Rows from a dataset of charts and code:
--- Start ---

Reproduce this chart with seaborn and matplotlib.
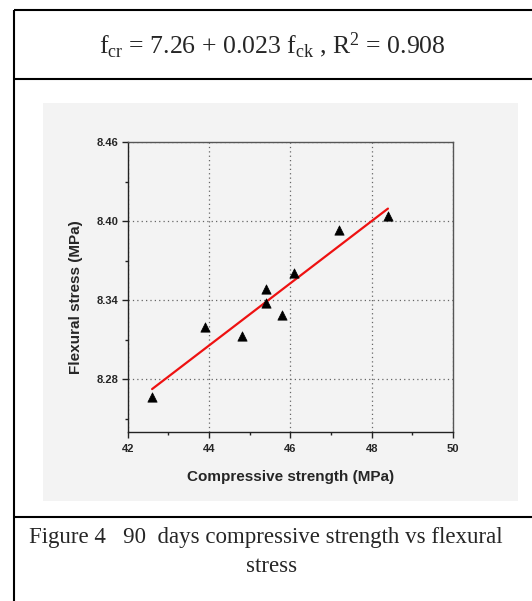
import numpy as np
import pandas as pd
import matplotlib
matplotlib.use("Agg")
import matplotlib.pyplot as plt
import seaborn as sns
from matplotlib.lines import Line2D
from matplotlib.patches import Rectangle
from matplotlib.ticker import MultipleLocator, FormatStrFormatter

# ---- data ----
compressive_strength = [42.6, 43.9, 44.8, 45.4, 45.4, 45.8, 46.1, 47.2, 48.4]
flexural_stress = [8.2666, 8.3196, 8.3128, 8.3489, 8.3376, 8.3290, 8.3608, 8.3933, 8.4039]
x_ticks = [42, 44, 46, 48, 50]
y_ticks = [8.28, 8.34, 8.40, 8.46]
equation_text = r"f$_{\mathrm{cr}}$ = 7.26 + 0.023 f$_{\mathrm{ck}}$ , R$^{2}$ = 0.908"
caption_line1 = "Figure 4   90  days compressive strength vs flexural"
caption_line2 = "stress"
x_label = "Compressive strength (MPa)"
y_label = "Flexural stress (MPa)"

df = pd.DataFrame({"cs": compressive_strength, "fs": flexural_stress})

sns.set_style("ticks")
plt.rcParams["font.family"] = ["Liberation Sans", "DejaVu Sans"]
plt.rcParams["mathtext.fontset"] = "custom"
plt.rcParams["mathtext.rm"] = "Liberation Serif"
plt.rcParams["mathtext.it"] = "Liberation Serif:italic"

W, H = 532, 601
fig = plt.figure(figsize=(W / 100, H / 100), dpi=100)
fig.patch.set_facecolor("white")


def fx(px):
    return px / W


def fy(py):
    return 1 - py / H


# chart image background
fig.add_artist(Rectangle((fx(43), fy(501)), fx(518) - fx(43), fy(103) - fy(501),
                         transform=fig.transFigure, facecolor="#f3f3f3",
                         edgecolor="none", zorder=0))

# table borders
lw_border = 1.5
for (x0, y0, x1, y1) in [(14.3, 9.5, 14.3, 601), (13.5, 10.3, 532, 10.3),
                         (13.5, 79, 532, 79), (13.5, 516.5, 532, 516.5)]:
    fig.add_artist(Line2D([fx(x0), fx(x1)], [fy(y0), fy(y1)], transform=fig.transFigure,
                          color="black", lw=lw_border, solid_capstyle="butt"))

# texts in table
serif = ["Liberation Serif", "DejaVu Serif"]
fig.text(fx(272), fy(45), equation_text, ha="center", va="center", fontsize=18.5, family=serif)
fig.text(fx(266), fy(537), caption_line1, ha="center", va="center", fontsize=16.5, family=serif)
fig.text(fx(272), fy(567), caption_line2, ha="center", va="center", fontsize=16.5, family=serif)

# axes
ax = fig.add_axes([fx(127.7), fy(432), fx(453) - fx(127.7), fy(142.3) - fy(432)])
ax.set_facecolor("#f3f3f3")

sns.regplot(data=df, x="cs", y="fs", scatter=False, ci=None, ax=ax,
            line_kws={"color": "#ee1111", "lw": 1.6, "zorder": 3})
sns.scatterplot(data=df, x="cs", y="fs", marker="^", s=45, color="black",
                edgecolor="black", linewidth=0.5, ax=ax, zorder=4)

ax.set_xlim(42, 50)
ax.set_ylim(8.24, 8.46)
ax.set_xticks(x_ticks)
ax.set_yticks(y_ticks)
ax.yaxis.set_major_formatter(FormatStrFormatter("%.2f"))
ax.xaxis.set_minor_locator(MultipleLocator(1))
ax.yaxis.set_minor_locator(MultipleLocator(0.03))
ax.grid(True, which="major", color="#666666", linestyle=(0, (1, 2.5)), linewidth=0.9)
ax.set_axisbelow(True)

for side in ["left", "bottom", "top", "right"]:
    ax.spines[side].set_visible(True)
    ax.spines[side].set_color("#222222")
    ax.spines[side].set_linewidth(1.0)
ax.spines["top"].set_color("#555555")
ax.spines["right"].set_color("#555555")

ax.tick_params(axis="both", which="major", direction="out", length=4, width=1,
               labelsize=8, color="#222222")
ax.tick_params(axis="x", which="major", pad=5)
ax.tick_params(axis="y", which="major", pad=2.5)
ax.tick_params(axis="both", which="minor", direction="out", length=2, width=1, color="#222222")
for lab in ax.get_xticklabels() + ax.get_yticklabels():
    lab.set_fontweight("bold")

ax.set_xlabel(x_label, fontsize=11, fontweight="bold", labelpad=11)
ax.set_ylabel(y_label, fontsize=11, fontweight="bold", labelpad=10)
ax.yaxis.label.set_y(0.466)

fig.savefig("out.png", dpi=100)
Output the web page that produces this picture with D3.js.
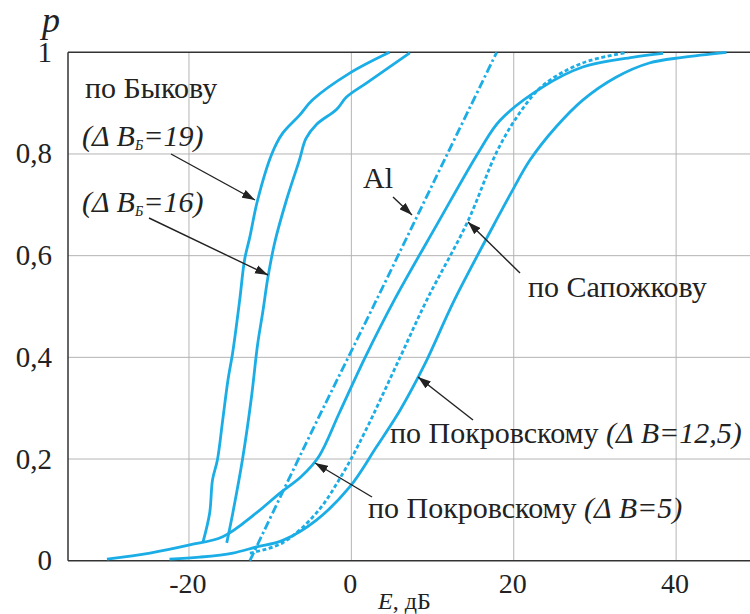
<!DOCTYPE html>
<meta charset="utf-8">
<script src="https://d3js.org/d3.v7.min.js"></script>
<style>
  body { margin: 0; background: #fff; }
</style>
<body>
<script>
// Data: [E, p]
const bykov19 = [[-18.3,0.035],[-17.45,0.094],[-17.1,0.159],[-16.5,0.198],[-15.85,0.276],[-15.2,0.355],
  [-14.6,0.411],[-13.75,0.513],[-13.15,0.592],[-12.5,0.637],[-11.55,0.709],[-9.8,0.80],[-8.5,0.84],
  [-6.4,0.876],[-4.8,0.906],[-0.2,0.959],[4.7,1.0]];
const bykov16 = [[-15.35,0.035],[-14.6,0.094],[-13.4,0.20],[-12.3,0.322],[-11.55,0.425],[-10.9,0.49],
  [-10.3,0.555],[-9.45,0.625],[-8.0,0.709],[-6.4,0.788],[-5.6,0.83],[-4.3,0.858],[-1.8,0.888],
  [-0.6,0.912],[1.9,0.94],[7.2,0.999]];
const alLine = [[-12.5,0],[-5,0.25],[2.7,0.5],[10.3,0.75],[17.9,1.0]];
const pokr5 = [[-30.1,0.003],[-24.8,0.015],[-19.9,0.031],[-15.85,0.047],[-11.7,0.094],[-8.8,0.133],
  [-6.2,0.165],[-4.0,0.205],[-1.5,0.29],[1.7,0.40],[5.3,0.513],[10.5,0.66],[15.8,0.807],[18.3,0.866],
  [23.6,0.932],[28.5,0.971],[34.6,0.99],[38.4,0.998]];
const sapozhkov = [[-12.5,0.015],[-8.5,0.035],[-4.3,0.094],[-1.0,0.173],[1.6,0.251],[6.0,0.40],
  [9.3,0.513],[14.3,0.666],[18.0,0.807],[20.7,0.88],[23.6,0.935],[28.5,0.979],[34.0,1.0]];
const pokr125 = [[-22.4,0.003],[-18.7,0.007],[-14.6,0.015],[-11.7,0.027],[-8.45,0.04],[-4.3,0.08],
  [-0.2,0.145],[3.1,0.224],[6.0,0.296],[9.0,0.385],[12.7,0.513],[18.3,0.683],[19.9,0.73],
  [22.0,0.788],[25.2,0.853],[28.5,0.906],[32.6,0.951],[36.7,0.979],[40.8,0.99],[46.2,1.0]];

const xTicks = [-20, 0, 20, 40];
const yTicks = [0, 0.2, 0.4, 0.6, 0.8, 1];

const W = 750, H = 614;
const margin = {top: 52.3, left: 68, right: 0, bottom: 53.3};
const blue = "#1badE6";
const ink = "#222";

const svg = d3.select("body").append("svg")
  .attr("width", W).attr("height", H);

const x = d3.scaleLinear().domain([-34.9, 49.1]).range([margin.left, W - margin.right]);
const y = d3.scaleLinear().domain([0, 1]).range([H - margin.bottom, margin.top]);

// serif text helper
function serif(sel, size) {
  return sel.attr("fill", ink).style("font-family", "\"Liberation Serif\"").style("font-size", size + "px");
}

// grid
svg.append("g").selectAll("line").data(xTicks).join("line")
  .attr("x1", d => x(d)).attr("x2", d => x(d))
  .attr("y1", y(0)).attr("y2", y(1))
  .attr("stroke", "#b4b4b4").attr("stroke-width", 1);
svg.append("g").selectAll("line").data(yTicks.filter(d => d > 0 && d < 1)).join("line")
  .attr("x1", x.range()[0]).attr("x2", x.range()[1])
  .attr("y1", d => y(d)).attr("y2", d => y(d))
  .attr("stroke", "#b4b4b4").attr("stroke-width", 1);

// frame
svg.append("line").attr("x1", x.range()[0]).attr("x2", x.range()[1]).attr("y1", y(1)).attr("y2", y(1))
  .attr("stroke", "#333").attr("stroke-width", 1.5);
svg.append("line").attr("x1", x.range()[0]).attr("x2", x.range()[1]).attr("y1", y(0)).attr("y2", y(0))
  .attr("stroke", "#333").attr("stroke-width", 1.5);
svg.append("line").attr("x1", x.range()[0]).attr("x2", x.range()[0]).attr("y1", y(0)).attr("y2", y(1))
  .attr("stroke", "#333").attr("stroke-width", 1.5);

// tick labels
serif(svg.append("g").selectAll("text").data(yTicks).join("text"), 29)
  .attr("x", 52).attr("y", d => y(d) + 9.5)
  .attr("text-anchor", "end")
  .text(d => d === 0 ? "0" : d === 1 ? "1" : String(d).replace(".", ","));
serif(svg.append("g").selectAll("text").data(xTicks).join("text"), 28)
  .attr("x", d => x(d) - 1).attr("y", 593)
  .attr("text-anchor", "middle")
  .text(d => String(d));

serif(svg.append("text"), 36).attr("x", 42).attr("y", 32)
  .style("font-style", "italic").text("p");
const xl = serif(svg.append("text"), 24).attr("x", 378).attr("y", 609);
xl.append("tspan").style("font-style", "italic").text("E");
xl.append("tspan").text(", дБ");

// curves
const line = d3.line().x(d => x(d[0])).y(d => y(d[1])).curve(d3.curveCatmullRom.alpha(0.5));
const curves = [
  {data: bykov19, dash: null},
  {data: bykov16, dash: null},
  {data: pokr5, dash: null},
  {data: pokr125, dash: null},
  {data: alLine, dash: "9,3,2.5,3"},
  {data: sapozhkov, dash: "4,2.5"}
];
svg.append("g").selectAll("path").data(curves).join("path")
  .attr("d", d => line(d.data))
  .attr("fill", "none")
  .attr("stroke", blue)
  .attr("stroke-width", 2.8)
  .attr("stroke-dasharray", d => d.dash);

// arrows
svg.append("defs").append("marker")
  .attr("id", "ah").attr("markerUnits", "userSpaceOnUse")
  .attr("viewBox", "0 0 12 8").attr("refX", 12).attr("refY", 4)
  .attr("markerWidth", 13).attr("markerHeight", 9).attr("orient", "auto")
  .append("path").attr("d", "M0,0 L12,4 L0,8 Z").attr("fill", ink);

const arrows = [
  [171, 154, 255, 200],
  [149, 218, 268, 275],
  [393, 197, 412, 215],
  [520, 273, 468, 222],
  [473, 420, 418, 377],
  [372, 497, 315, 463]
];
svg.append("g").selectAll("line").data(arrows).join("line")
  .attr("x1", d => d[0]).attr("y1", d => d[1]).attr("x2", d => d[2]).attr("y2", d => d[3])
  .attr("stroke", ink).attr("stroke-width", 1.4).attr("marker-end", "url(#ah)");

// labels
const fs = 30;
function label(xp, yp) {
  return serif(svg.append("text"), fs).attr("x", xp).attr("y", yp);
}
label(85, 98).text("по Быкову");
function deltaB(xp, yp, sub, val) {
  const t = label(xp, yp).style("font-style", "italic");
  t.append("tspan").text("(Δ B");
  t.append("tspan").attr("dy", 4).style("font-size", "14px").text(sub);
  t.append("tspan").attr("dy", -4).text("=" + val + ")");
  return t;
}
deltaB(82, 146, "Б", "19");
deltaB(82, 212, "Б", "16");
label(363, 188).text("Al");
label(528, 297).text("по Сапожкову");
const t1 = label(390, 443);
t1.append("tspan").text("по Покровскому ");
t1.append("tspan").style("font-style", "italic").text("(Δ B=12,5)");
const t2 = label(368, 518);
t2.append("tspan").text("по Покровскому ");
t2.append("tspan").style("font-style", "italic").text("(Δ B=5)");
</script>
</body>
</html>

--- End ---

What is needed: Please quote exactly the run of lines that starts the entries and ends at the line containing "from matplotlib.ticker import", leaving out every picture.

Final result:
Reproduce this chart with seaborn and matplotlib.
import numpy as np
import pandas as pd
import matplotlib
matplotlib.use("Agg")
import matplotlib.pyplot as plt
import seaborn as sns
from matplotlib.lines import Line2D
from matplotlib.patches import Rectangle
from matplotlib.ticker import MultipleLocator, FormatStrFormatter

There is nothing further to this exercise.